Personal information
- Full name: Joseph Andre Maca
- Date of birth: September 28, 1920
- Place of birth: Brussels, Belgium
- Date of death: July 13, 1982 (aged 61)
- Place of death: Massapequa, New York, U.S.
- Position(s): Defender

Senior career*
- Years: Team / Apps / (Gls)
- 1939–1947: CS La Forestoise / 153 / (3)

International career
- 1950: United States / 3 / (1)

= Joe Maca =

Belgian-born American soccer player

Joseph Andre Maca (September 28, 1920 – July 13, 1982) was a Belgian–American soccer player who earned three caps as left back for the United States men's national soccer team and played in the United States' 1–0 defeat of England in the 1950 FIFA World Cup.
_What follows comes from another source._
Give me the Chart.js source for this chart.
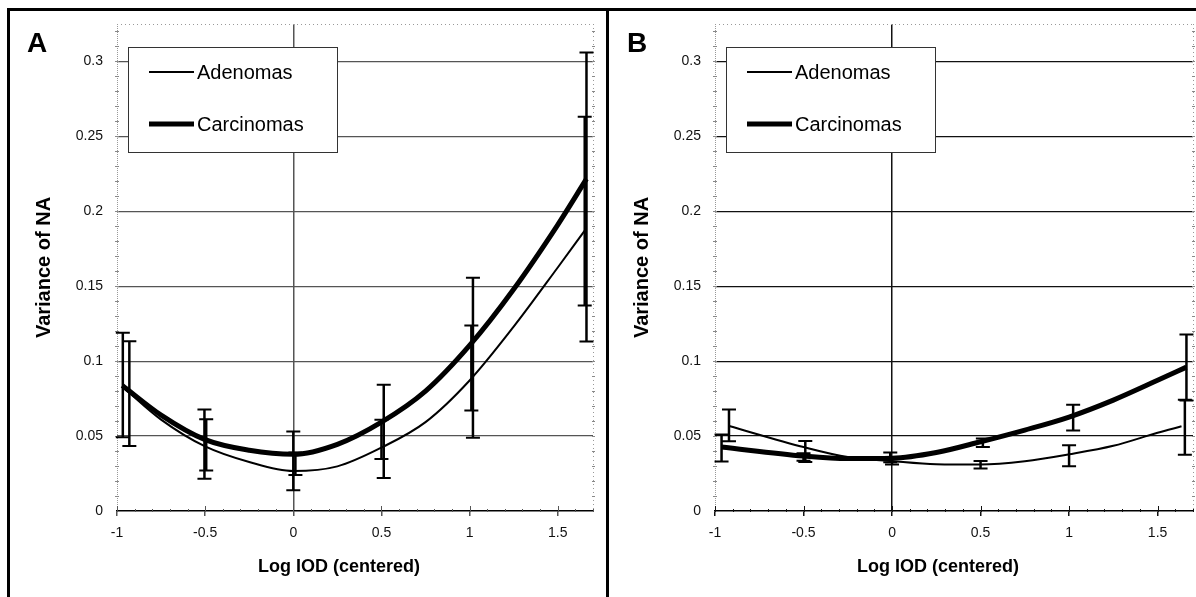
<!DOCTYPE html>
<html>
<head>
<meta charset="utf-8">
<script src="https://cdn.jsdelivr.net/npm/chart.js@4.4.1/dist/chart.umd.min.js"></script>
<style>
    body { margin: 0; background: #fff; width: 1196px; height: 597px; overflow: hidden; position: relative; }
    .panel { position: absolute; top: 0; height: 597px; }
    #wrapA { left: 0; width: 600px; }
    #wrapB { left: 600px; width: 596px; }
    .rule { position: absolute; background: #000; }
</style>
</head>
<body>
<div class="panel" id="wrapA"><canvas id="chartA" width="600" height="597"></canvas></div>
<div class="panel" id="wrapB"><canvas id="chartB" width="596" height="597"></canvas></div>
<div class="rule" style="left:7px;top:8px;width:1189px;height:3px"></div>
<div class="rule" style="left:7px;top:8px;width:3px;height:589px"></div>
<div class="rule" style="left:606px;top:8px;width:3px;height:589px"></div>

<script>
// axis ticks
const xTicks = [-1, -0.5, 0, 0.5, 1, 1.5];
const yTicks = [0, 0.05, 0.1, 0.15, 0.2, 0.25, 0.3];
const seriesNames = ['Adenomas', 'Carcinomas'];
const xTitle = 'Log IOD (centered)';
const yTitle = 'Variance of NA';

// Panel A - fitted curves
const aAdenX = [-0.96, -0.75, -0.5, -0.25, 0, 0.25, 0.5, 0.75, 1, 1.25, 1.5, 1.653];
const aAdenY = [0.082, 0.061, 0.0431, 0.0327, 0.0267, 0.0298, 0.0423, 0.0593, 0.0871, 0.123, 0.1625, 0.1871];
const aCarcX = [-0.97, -0.75, -0.5, -0.25, 0, 0.25, 0.5, 0.75, 1, 1.25, 1.5, 1.663];
const aCarcY = [0.0838, 0.064, 0.0476, 0.0405, 0.0378, 0.0445, 0.0593, 0.080, 0.1105, 0.148, 0.191, 0.2216];

// Panel A - error bars (low / high)
const aBar1X = [-0.967, -0.504, 0.0, 0.513, 1.019, 1.663];
const aBar1Lo = [0.0493, 0.0216, 0.0138, 0.022, 0.0489, 0.1131];
const aBar1Hi = [0.1189, 0.0678, 0.0531, 0.0843, 0.1556, 0.306];
const aBar2X = [-0.93, -0.494, 0.012, 0.5, 1.01, 1.653];
const aBar2Lo = [0.0433, 0.0271, 0.024, 0.0347, 0.0671, 0.1371];
const aBar2Hi = [0.1133, 0.0613, 0.039, 0.0609, 0.1238, 0.2631];

// Panel B - fitted curves
const bAdenX = [-0.92, -0.5, -0.25, 0, 0.25, 0.5, 0.75, 1.0, 1.25, 1.5, 1.635];
const bAdenY = [0.0567, 0.0427, 0.036, 0.0333, 0.0312, 0.031, 0.0332, 0.0378, 0.0435, 0.0522, 0.0565];
const bCarcX = [-0.965, -0.5, -0.25, 0, 0.25, 0.5, 0.75, 1.0, 1.25, 1.5, 1.663];
const bCarcY = [0.0427, 0.0367, 0.035, 0.0352, 0.039, 0.0462, 0.054, 0.0627, 0.074, 0.0872, 0.096];

// Panel B - error bars
const bBar1X = [-0.921, -0.49, 0.0, 0.5, 1.0, 1.654];
const bBar1Lo = [0.0465, 0.0327, 0.031, 0.0283, 0.0298, 0.0376];
const bBar1Hi = [0.0678, 0.0467, 0.036, 0.0333, 0.0438, 0.0743];
const bBar2X = [-0.963, -0.5, -0.01, 0.513, 1.023, 1.663];
const bBar2Lo = [0.0331, 0.0335, 0.0326, 0.0427, 0.0538, 0.0738];
const bBar2Hi = [0.0511, 0.0385, 0.039, 0.0483, 0.0709, 0.1178];

const FONT = 'Arial, "Liberation Sans", Helvetica, sans-serif';
Chart.defaults.font.family = FONT;

function toPoints(xs, ys) {
    return xs.map((x, i) => ({ x: x, y: ys[i] }));
}

// draws frame, minor ticks, error bars, legend, x title and panel letter
function makeDecor(letter, bars, gridCol) {
    return {
        id: 'decor' + letter,
        beforeDatasetsDraw(chart) {
            const ctx = chart.ctx;
            const ca = chart.chartArea;
            const xs = chart.scales.x, ys = chart.scales.y;
            ctx.save();
            // dotted plot frame (top, right, left axis)
            ctx.strokeStyle = '#999';
            ctx.lineWidth = 1;
            ctx.setLineDash([1, 3]);
            ctx.beginPath();
            ctx.moveTo(ca.left, ca.top + 0.5);
            ctx.lineTo(ca.right, ca.top + 0.5);
            ctx.moveTo(ca.right + 0.5, ca.top);
            ctx.lineTo(ca.right + 0.5, ca.bottom);
            ctx.stroke();
            ctx.setLineDash([1, 1]);
            ctx.beginPath();
            ctx.moveTo(ca.left + 0.5, ca.top);
            ctx.lineTo(ca.left + 0.5, ca.bottom);
            ctx.stroke();
            ctx.setLineDash([]);
            // minor ticks on y axis
            ctx.strokeStyle = '#888';
            ctx.beginPath();
            for (let k = 1; k <= 32; k++) {
                const py = Math.round(ys.getPixelForValue(k / 100)) + 0.5;
                ctx.moveTo(ca.left - 2, py);
                ctx.lineTo(ca.left + 2, py);
                ctx.moveTo(ca.right - 1, py);
                ctx.lineTo(ca.right + 2, py);
            }
            ctx.stroke();
            // minor + major ticks on x axis
            ctx.strokeStyle = gridCol;
            ctx.beginPath();
            for (let k = -10; k <= 17; k++) {
                const px = Math.round(xs.getPixelForValue(k / 10)) + 0.5;
                ctx.moveTo(px, ca.bottom - 2);
                ctx.lineTo(px, ca.bottom + 1);
            }
            xTicks.forEach(v => {
                const px = Math.round(xs.getPixelForValue(v)) + 0.5;
                ctx.moveTo(px, ca.bottom - 5);
                ctx.lineTo(px, ca.bottom);
            });
            ctx.stroke();
            ctx.restore();
        },
        afterDatasetsDraw(chart) {
            const ctx = chart.ctx;
            const ca = chart.chartArea;
            const xs = chart.scales.x, ys = chart.scales.y;
            ctx.save();
            // error bars
            ctx.strokeStyle = '#000';
            bars.forEach(set => {
                set.x.forEach((xv, i) => {
                    const px = xs.getPixelForValue(xv);
                    const pLo = ys.getPixelForValue(set.lo[i]);
                    const pHi = ys.getPixelForValue(set.hi[i]);
                    ctx.lineWidth = 2.5;
                    ctx.beginPath();
                    ctx.moveTo(px, pLo);
                    ctx.lineTo(px, pHi);
                    ctx.stroke();
                    ctx.lineWidth = 2;
                    ctx.beginPath();
                    ctx.moveTo(px - 7, pLo);
                    ctx.lineTo(px + 7, pLo);
                    ctx.moveTo(px - 7, pHi);
                    ctx.lineTo(px + 7, pHi);
                    ctx.stroke();
                });
            });

            // legend box
            const bx = ca.left + 11, by = ca.top + 23, bw = 209, bh = 105;
            ctx.fillStyle = '#fff';
            ctx.fillRect(bx, by, bw, bh);
            ctx.strokeStyle = '#333';
            ctx.lineWidth = 1;
            ctx.strokeRect(bx + 0.5, by + 0.5, bw, bh);
            ctx.font = '20px ' + FONT;
            ctx.textBaseline = 'middle';
            ctx.textAlign = 'left';
            ctx.fillStyle = '#000';
            chart.data.datasets.forEach((ds, i) => {
                const ly = by + 25 + i * 52;
                ctx.strokeStyle = '#000';
                ctx.lineWidth = ds.borderWidth;
                ctx.beginPath();
                ctx.moveTo(bx + 21, ly);
                ctx.lineTo(bx + 66, ly);
                ctx.stroke();
                ctx.fillText(ds.label, bx + 69, ly + 1);
            });

            // x axis title (sits a little left of the plot centre)
            ctx.font = 'bold 18px ' + FONT;
            ctx.textAlign = 'center';
            ctx.textBaseline = 'middle';
            ctx.fillText(xTitle, (ca.left + ca.right) / 2 - 16, 567);

            // panel letter
            ctx.font = 'bold 28px ' + FONT;
            ctx.textAlign = 'left';
            ctx.textBaseline = 'top';
            ctx.fillText(letter, 27, 30);
            ctx.restore();
        }
    };
}

function makeChart(canvasId, letter, curves, bars, yAxisW, padRight, yTitlePad, gridCol) {
    const ctx = document.getElementById(canvasId).getContext('2d');
    return new Chart(ctx, {
        type: 'scatter',
        data: {
            datasets: curves.map((c, i) => ({
                label: seriesNames[i],
                data: toPoints(c.x, c.y),
                showLine: true,
                borderColor: '#000',
                borderWidth: i === 0 ? 2 : 5,
                pointRadius: 0,
                cubicInterpolationMode: 'monotone',
                fill: false
            }))
        },
        options: {
            responsive: false,
            animation: false,
            layout: { padding: { left: 0, right: padRight, top: 24, bottom: 0 } },
            plugins: {
                legend: { display: false },
                tooltip: { enabled: false }
            },
            scales: {
                x: {
                    type: 'linear',
                    min: -1,
                    max: 1.7,
                    afterBuildTicks: s => { s.ticks = xTicks.map(v => ({ value: v })); },
                    afterFit: s => { s.height = 86; },
                    grid: {
                        color: c => (c.tick && c.tick.value === 0) ? gridCol : 'rgba(0,0,0,0)',
                        lineWidth: 1.5,
                        drawTicks: true,
                        tickLength: 5,
                        tickColor: gridCol
                    },
                    border: { display: true, color: '#000', width: 1.5 },
                    ticks: {
                        autoSkip: false,
                        maxRotation: 0,
                        padding: 9,
                        color: '#111',
                        font: { size: 14 },
                        callback: v => String(v)
                    },
                    title: { display: false }
                },
                y: {
                    min: 0,
                    max: 0.325,
                    afterBuildTicks: s => { s.ticks = yTicks.map(v => ({ value: v })); },
                    afterFit: s => { s.width = yAxisW; },
                    grid: {
                        color: c => (c.tick && c.tick.value === 0) ? 'rgba(0,0,0,0)' : gridCol,
                        lineWidth: 1.2,
                        drawTicks: false
                    },
                    border: { display: false },
                    ticks: {
                        autoSkip: false,
                        padding: 14,
                        color: '#111',
                        font: { size: 14 },
                        callback: v => String(v)
                    },
                    title: {
                        display: true,
                        text: yTitle,
                        color: '#000',
                        font: { size: 20, weight: 'bold' },
                        padding: { top: yTitlePad, bottom: 0 }
                    }
                }
            }
        },
        plugins: [makeDecor(letter, bars, gridCol)]
    });
}

makeChart('chartA', 'A',
    [{ x: aAdenX, y: aAdenY }, { x: aCarcX, y: aCarcY }],
    [{ x: aBar1X, lo: aBar1Lo, hi: aBar1Hi }, { x: aBar2X, lo: aBar2Lo, hi: aBar2Hi }],
    117, 7, 32, '#555');

makeChart('chartB', 'B',
    [{ x: bAdenX, y: bAdenY }, { x: bCarcX, y: bCarcY }],
    [{ x: bBar1X, lo: bBar1Lo, hi: bBar1Hi }, { x: bBar2X, lo: bBar2Lo, hi: bBar2Hi }],
    115, 3, 30, '#111');
</script>
</body>
</html>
Before World War II, Maca played for the Belgian Second Division team Royal Cercle Sportif La Forestoise (51) in Brussels. During the war, he served for 12 months in the Belgian Army where he played on the Army team. He also earned a medal for his role in the resistance. In 1942 Forest was promoted to the Belgian First Division and played there five years. Maca played 153 total games and scored 3 goals for CS La Forestoise.

After the war, he moved to the United States and joined Brooklyn Hispano of the American Soccer League. He was selected to the ASL All-Star Team in 1949 and 1950. His three caps for the U.S. team were all during the 1950 World Cup, where he scored one goal against Chile on a penalty kick. Although he was not a U.S. citizen, he had declared his intention to gain citizenship and under the rules of the United States Soccer Football Association at the time, he was eligible to play. He eventually did become a U.S. citizen in 1957.

After the World Cup, he moved to Belgium and played for Royal White Star Athletic Club (47) in 1950–51 before returning to the U.S. There he play just 9 games in the first round.

His son, Alain Maca, also represented the United States.

Maca was inducted to the National Soccer Hall of Fame in 1976 along with his 1950 U.S. teammates.